Wall Street ha avvertito solo inconsapevolmente che qualcosa di diverso era nell’aria. Quando mercoledì l’S&P aveva perso un modesto 0,5%, reduce dall’ennesimo massimo relativo toccato il giorno prima, gli operatori avevano addotto le preoccupazioni sul Portogallo, il cui rating sovrano era stato abbassato da Fitch. In sè la spiegazione era pretestuosa, visto che era a tutti noto un declassamento da parte delle varie agenzie: e non a caso, quel giorno, lo spread dei titoli di stato portoghesi era semmai sceso rispetto al bund. Ma era inconsciamente vera, perché sul mercato obbligazionario Usa stavano salendo i rendimenti dei titoli di stato, al punto che quelli decennali hanno per la prima volta superato il tasso swap decennale (quello praticato alla clientela corporate di miglior livello). Come a significare che c’è più rischio in un Treasury che in un bond emesso da General Electric.
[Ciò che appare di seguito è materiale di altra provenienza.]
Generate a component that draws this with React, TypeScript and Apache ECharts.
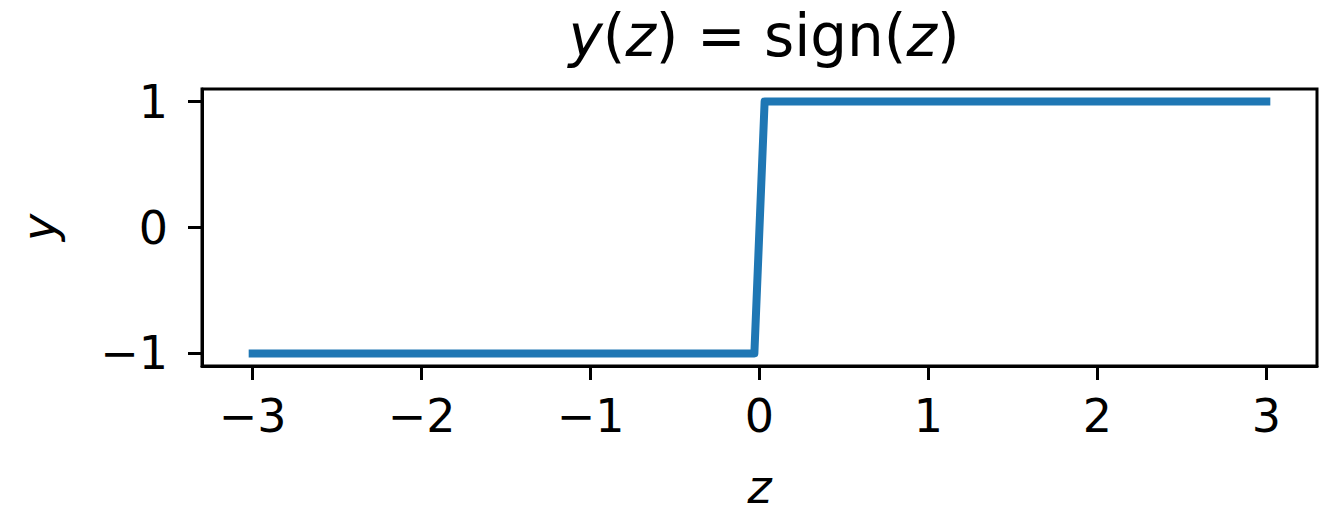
import React, { useEffect, useRef } from "react";
import * as echarts from "echarts";

// Sign function sampled around the jump at z = 0
const zValues = [-3, -0.0303, 0.0303, 3];
const yValues = [-1, -1, 1, 1];

const xTicks = [-3, -2, -1, 0, 1, 2, 3];
const yTicks = [-1, 0, 1];

const FONT = "DejaVu Sans";
const fmt = (v: number) => (v < 0 ? "\u2212" + Math.abs(v) : String(v));

export default function App() {
  const ref = useRef<HTMLDivElement>(null);

  useEffect(() => {
    if (!ref.current) return;
    const chart = echarts.init(ref.current, undefined, { renderer: "svg" });
    chart.setOption({
      animation: false,
      backgroundColor: "#ffffff",
      title: {
        text: "{i|y}({i|z}) = sign({i|z})",
        left: 759,
        textAlign: "center",
        top: 2,
        textStyle: {
          fontFamily: FONT,
          fontSize: 58,
          fontWeight: "normal",
          color: "#000",
          rich: {
            i: { fontFamily: FONT, fontSize: 58, fontStyle: "italic", color: "#000" },
          },
        },
      },
      grid: {
        left: 202,
        top: 89,
        width: 1115,
        height: 277,
        outerBoundsMode: "none",
        containLabel: false,
        show: true,
        borderColor: "#000",
        borderWidth: 3,
        backgroundColor: "transparent",
      },
      xAxis: {
        type: "value",
        min: -3.3,
        max: 3.3,
        name: "z",
        nameLocation: "middle",
        nameGap: 98,
        nameTextStyle: { fontFamily: FONT, fontSize: 46, fontStyle: "italic", color: "#000" },
        axisLine: { show: true, onZero: false, lineStyle: { color: "#000", width: 3 } },
        axisTick: { show: true, length: 14, lineStyle: { color: "#000", width: 3 }, customValues: xTicks },
        axisLabel: {
          fontFamily: FONT,
          fontSize: 46,
          color: "#000",
          margin: 27,
          customValues: xTicks,
          formatter: (v: number) => fmt(v),
        },
        splitLine: { show: false },
      },
      yAxis: {
        type: "value",
        min: -1.1,
        max: 1.1,
        name: "y",
        nameLocation: "middle",
        nameGap: 140,
        nameRotate: 90,
        nameTextStyle: { fontFamily: FONT, fontSize: 46, fontStyle: "italic", color: "#000" },
        axisLine: { show: true, onZero: false, lineStyle: { color: "#000", width: 3 } },
        axisTick: { show: true, length: 14, lineStyle: { color: "#000", width: 3 }, customValues: yTicks },
        axisLabel: {
          fontFamily: FONT,
          fontSize: 46,
          color: "#000",
          margin: 34,
          customValues: yTicks,
          formatter: (v: number) => fmt(v),
        },
        splitLine: { show: false },
      },
      series: [
        {
          type: "line",
          data: zValues.map((z, i) => [z, yValues[i]]),
          showSymbol: false,
          symbol: "none",
          lineStyle: { color: "#1f77b4", width: 8, cap: "square", join: "round" },
        },
      ],
    });
    return () => chart.dispose();
  }, []);

  return (
    <div
      ref={ref}
      style={{ position: "fixed", left: 0, top: 0, width: 1329, height: 507 }}
    />
  );
}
 una assurdità, ma il fatto che ancora ieri il tasso swap fosse di 7-8 centesimi inferiore a quello del titolo di stato decennale, complici anche due emissioni non accolte entusiasticamente dal mercato, sta a significare che le preoccupazioni sui debiti sovrani europei hanno cominciato a trasferirsi negli Usa. Ci sono abbondanti motivi che giustificano il fenomeno. Il rapporto tra debito pubblico ufficialmente dichiarato ( 12.606 miliardi $) e Pil è oggi pari all’87,2%. Ma aggiungendo i 6.264 miliardi di debiti in carico alle agenzie (Fannie Mae, Freddie Mac che sono interamente controllate dallo stato) si arriva a un rosso complessivo di 18.870 miliardi: ossia al 130,6% del Pil. Le finanze Usa sarebbero in condizioni peggiori di quelle dei paesi identificati dal gentile acronimo di piigs. Secondo Bill Gross, il maggior rischio insito nei Treasury finirà per contagiare anche i bond societari, al punto da far dichiarare al fondatore di Pimco che le azioni potrebbero addirittura far meglio delle obbligazioni per qualche mese. Ed è tutto dire per uno che da tempo non crede alle borse.
In settimana l’S&P ha guadagnato lo 0,6% (+0,9% il Nasdaq) e lo Stoxx l’1,3% (+2,3% Francoforte, +1,7% Milano, +1,6% Parigi, +0,9% Londra).